Let us say “satisfying the condition for \(i\)” to mean making \(ab \geq S_i\) if \(P_i = 1\), or making \(ab < S_i\) if \(P_i = -1\). For each query, finding the maximum number of \(i\) for which the condition can be satisfied allows us to calculate the answer.

If we can spend \(\Theta(N)\) time per query, we can solve it by simulating a greedy algorithm that acts as follows at each step of the game. Roughly speaking, we “continue to satisfy the condition as much as possible, and when it becomes impossible, replace the value to make the next step favorable.”

• For simplicity, assume the value to be replaced is \(a\).
• If \(P_i = P_{i+1} = 1\), replace \(a\) with \(X\).
• If \(P_i = P_{i+1} = -1\), replace \(a\) with \(1\).
• If \(P_i = 1\) and \(P_{i+1} = -1\), replace \(a\) with \(\displaystyle \left\lceil \frac{S_i}{b} \right\rceil\). If this value exceeds \(X\), replace with \(1\).
• If \(P_i = -1\) and \(P_{i+1} = 1\), replace \(a\) with \(\displaystyle \min \left\{ \left\lfloor \frac{S_i - 1}{b} \right\rfloor , X \right\}\). If this value falls below \(1\), replace with \(X\).

Let \(f(k, x)\) denote “the first position where the condition for \(i\) cannot be satisfied” in the above greedy algorithm when starting the game at \(i = k\) with \(a = b = x\). For each query, the maximum number of \(i\) for which the condition can be satisfied can be found as follows:

• If \(f(l, 1) > r\), the condition can be satisfied for all \(i\).
• Otherwise, let \(l_1 := f(l, 1) + 1\). Hereafter, define \(l_{k+1} = \max \{ f(l_k, 1), f(l_k, X) \} + 1\) inductively. The maximum \(k\) satisfying \(l_k \leq r+1\) equals the number of \(i\) for which the condition cannot be satisfied.

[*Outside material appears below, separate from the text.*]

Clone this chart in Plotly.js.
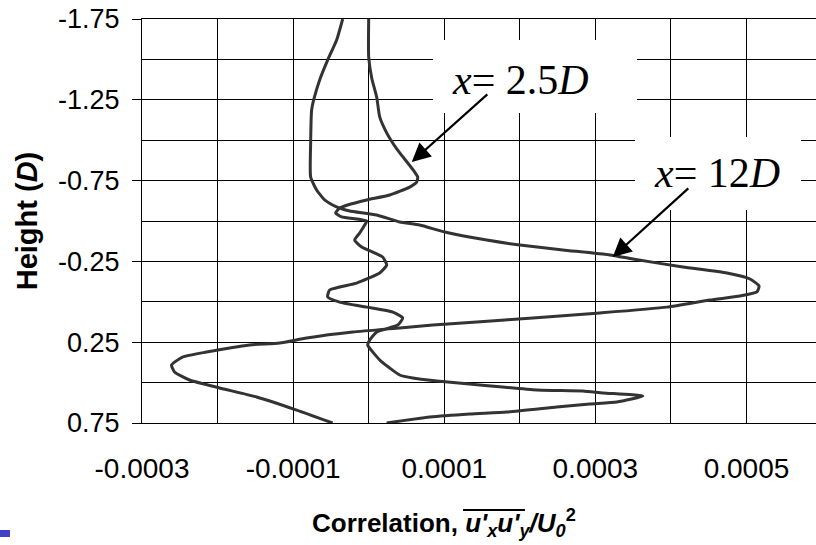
<!DOCTYPE html>
<html><head><meta charset="utf-8">
<script src="https://cdn.plot.ly/plotly-3.0.1.min.js"></script>
<style>html,body{margin:0;padding:0;background:#fff;} #chart{width:816px;height:545px;}</style>
</head><body><div id="chart"></div>
<script>
// x = 2.5D profile
const corrA = [0, 0, 0.04e-4, 0.106e-4, 0.146e-4, 0.238e-4, 0.318e-4, 0.411e-4, 0.517e-4, 0.609e-4,
  0.649e-4, 0.636e-4, 0.543e-4, 0.278e-4, -0.026e-4, -0.278e-4, -0.384e-4, -0.437e-4, -0.358e-4, -0.026e-4,
  -0.053e-4, -0.119e-4, -0.185e-4, -0.093e-4, 0.185e-4, 0.238e-4, 0.146e-4, -0.159e-4, -0.517e-4, -0.543e-4,
  -0.384e-4, -0.026e-4, 0.318e-4, 0.450e-4, 0.384e-4, 0.106e-4, 0.013e-4, -0.013e-4, 0.146e-4, 0.278e-4,
  0.411e-4, 0.583e-4, 0.901e-4, 1.470e-4, 2.225e-4, 2.834e-4, 3.099e-4, 3.629e-4, 3.285e-4, 2.927e-4,
  2.490e-4, 1.828e-4, 1.338e-4, 0.808e-4, 0.238e-4];
const heightA = [-1.75, -1.515, -1.385, -1.267, -1.144, -1.045, -0.983, -0.921, -0.859, -0.803,
  -0.772, -0.741, -0.710, -0.661, -0.630, -0.599, -0.580, -0.550, -0.525, -0.500,
  -0.475, -0.426, -0.382, -0.339, -0.277, -0.228, -0.178, -0.116, -0.073, -0.030,
  0.002, 0.033, 0.064, 0.100, 0.144, 0.187, 0.237, 0.267, 0.360, 0.410,
  0.453, 0.472, 0.490, 0.515, 0.546, 0.552, 0.564, 0.583, 0.620, 0.632,
  0.651, 0.682, 0.694, 0.713, 0.750];

// x = 12D profile
const corrB = [-0.344e-4, -0.424e-4, -0.543e-4, -0.649e-4, -0.728e-4, -0.755e-4, -0.768e-4, -0.768e-4, -0.689e-4, -0.583e-4,
  -0.477e-4, -0.384e-4, -0.252e-4, 0.106e-4, 0.411e-4, 0.675e-4, 1.007e-4, 1.563e-4, 2.000e-4, 2.570e-4,
  3.192e-4, 3.497e-4, 4.159e-4, 4.742e-4, 5.046e-4, 5.166e-4, 5.139e-4, 4.914e-4, 4.517e-4, 3.947e-4,
  3.060e-4, 2.172e-4, 1.430e-4, 0.848e-4, 0.411e-4, -0.212e-4, -0.821e-4, -1.179e-4, -1.576e-4, -2.146e-4,
  -2.464e-4, -2.609e-4, -2.570e-4, -2.371e-4, -1.974e-4, -1.483e-4, -0.954e-4, -0.477e-4];
const heightB = [-1.75, -1.62, -1.496, -1.373, -1.249, -1.187, -0.983, -0.772, -0.692, -0.630,
  -0.599, -0.580, -0.562, -0.537, -0.494, -0.475, -0.432, -0.382, -0.351, -0.321,
  -0.290, -0.265, -0.215, -0.178, -0.141, -0.098, -0.061, -0.036, -0.011, 0.033,
  0.069, 0.100, 0.125, 0.144, 0.162, 0.187, 0.224, 0.255, 0.267, 0.311,
  0.342, 0.391, 0.434, 0.484, 0.533, 0.589, 0.670, 0.750];

const xTickVals = [-0.0003, -0.0001, 0.0001, 0.0003, 0.0005];
const xTickText = ['-0.0003', '-0.0001', '0.0001', '0.0003', '0.0005'];
const yTickVals = [-1.75, -1.25, -0.75, -0.25, 0.25, 0.75];
const yTickText = ['-1.75', '-1.25', '-0.75', '-0.25', '0.25', '0.75'];

const sansFam = '"Liberation Sans", Arial, sans-serif';
const lineStyle = {color: '#333333', width: 3, shape: 'spline', smoothing: 0.5};

const traces = [
  {x: corrA, y: heightA, type: 'scatter', mode: 'lines', name: 'x = 2.5D', line: lineStyle, hoverinfo: 'skip'},
  {x: corrB, y: heightB, type: 'scatter', mode: 'lines', name: 'x = 12D', line: lineStyle, hoverinfo: 'skip'}
];

const gridW = 1;
const layout = {
  width: 816, height: 545,
  margin: {l: 142, r: 0, t: 19, b: 122, pad: 0},
  paper_bgcolor: '#fff', plot_bgcolor: '#fff',
  showlegend: false,
  xaxis: {
    range: [-0.0003, 0.000592],
    tickmode: 'array', tickvals: xTickVals, ticktext: xTickText,
    ticks: '', showgrid: true, gridcolor: '#000', gridwidth: gridW,
    zeroline: false, showline: true, linecolor: '#000', linewidth: gridW, mirror: true,
    minor: {dtick: 0.0001, tick0: -0.0003, showgrid: true, gridcolor: '#000', gridwidth: gridW, ticks: ''},
    tickfont: {family: sansFam, size: 28, color: '#000'},
    ticklabelstandoff: 20
  },
  yaxis: {
    range: [0.75, -1.75],
    tickmode: 'array', tickvals: yTickVals, ticktext: yTickText,
    ticks: 'outside', ticklen: 9, tickwidth: gridW, tickcolor: '#000',
    showgrid: true, gridcolor: '#000', gridwidth: gridW,
    zeroline: false, showline: true, linecolor: '#000', linewidth: gridW,
    minor: {dtick: 0.25, tick0: -1.75, showgrid: true, gridcolor: '#000', gridwidth: gridW, ticks: ''},
    tickfont: {family: sansFam, size: 27, color: '#000'},
    ticklabelstandoff: 7,
    title: {text: '<b>Height (<i>D</i>)</b>', font: {family: sansFam, size: 29, color: '#000'}, standoff: 11}
  },
  shapes: [
    {type: 'rect', xref: 'paper', yref: 'paper', x0: 0.4318, x1: 0.7344, y0: 0.7673, y1: 0.948, fillcolor: '#fff', line: {width: 0}, layer: 'above'},
    {type: 'rect', xref: 'paper', yref: 'paper', x0: 0.7315, x1: 0.9777, y0: 0.5272, y1: 0.7079, fillcolor: '#fff', line: {width: 0}, layer: 'above'},
    {type: 'rect', xref: 'paper', yref: 'paper', x0: -0.2107, x1: -0.1958, y0: -0.2822, y1: -0.2649, fillcolor: '#4040c8', line: {width: 0}},
    {type: 'line', xref: 'paper', yref: 'paper', x0: 0.4763, x1: 0.5682, y0: -0.2153, y1: -0.2153, line: {color: '#000', width: 2}}
  ],
  annotations: [
    {xref: 'paper', yref: 'paper', x: 0.5623, y: 0.849, xanchor: 'center', yanchor: 'middle', showarrow: false,
     text: '<i>x</i>= 2.5<i>D</i>', font: {family: '"Liberation Serif", "Times New Roman", serif', size: 42, color: '#000'}},
    {xref: 'paper', yref: 'paper', x: 0.8531, y: 0.6188, xanchor: 'center', yanchor: 'middle', showarrow: false,
     text: '<i>x</i>= 12<i>D</i>', font: {family: '"Liberation Serif", "Times New Roman", serif', size: 42, color: '#000'}},
    {xref: 'x', yref: 'y', x: 0.57e-4, y: -0.865, axref: 'x', ayref: 'y', ax: 1.59e-4, ay: -1.292, text: '',
     showarrow: true, arrowhead: 2, arrowsize: 1.7, arrowwidth: 2.2, arrowcolor: '#000'},
    {xref: 'x', yref: 'y', x: 3.23e-4, y: -0.277, axref: 'x', ayref: 'y', ax: 4.25e-4, ay: -0.710, text: '',
     showarrow: true, arrowhead: 2, arrowsize: 1.7, arrowwidth: 2.2, arrowcolor: '#000'},
    {xref: 'paper', yref: 'paper', x: 0.2493, y: -0.2475, xanchor: 'left', yanchor: 'middle', showarrow: false,
     text: '<b>Correlation, <i>u\'<sub>x</sub>u\'<sub>y</sub>/U<sub>0</sub></i><sup>2</sup></b>',
     font: {family: sansFam, size: 26, color: '#000'}}
  ]
};

Plotly.newPlot('chart', traces, layout, {displayModeBar: false});
</script>
</body></html>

If the values of \(f(k, 1), f(k, X)\) are known for all \(k\), we can answer queries in \(O(\log N)\) using binary lifting. \(f(k, x)\) can be calculated as follows:

• When \(P_k = 1\):
  • If \(xX < S_i\), then \(f(k, x) = k\). Below we consider otherwise.
  • If \(P_{k+1} = 1\), then \(f(k, x) = f(k + 1, X)\).
  • If \(P_{k+1} = -1\), then \( \displaystyle f(k, x) = f \left(k + 1, \left\lceil \frac{S_k}{x} \right\rceil \right)\).
• When \(P_k =-1\):
  • If \(x \geq S_i\), then \(f(k, x) = k\). Below we consider otherwise.
  • If \(P_{k+1} = 1\), then \(\displaystyle f(k, x) = f \left(k + 1, \min \left\{ \left\lfloor \frac{S_k - 1}{x} \right\rfloor , X \right\} \right)\).
  • If \(P_{k+1} = -1\), then \(f(k, x) = f(k + 1, 1)\).

For each \(k\), the values of \(x\) for which we need to compute \(f(k,x)\) are only \(1\), \(X\), and numbers represented as \(\displaystyle \left\lceil \frac{S_{k-1}}{t} \right\rceil, \left\lfloor \frac{S_{k-1} - 1}{t} \right\rfloor\), which is at most \(O(\sqrt{\max S})\).

The necessary values of \(f(k, x)\) can be calculated in \(O(N \sqrt {\max S})\), and each query can be answered in \(O(\log N)\), so we can solve this problem in \(O(N \sqrt {\max S} + Q \log N)\).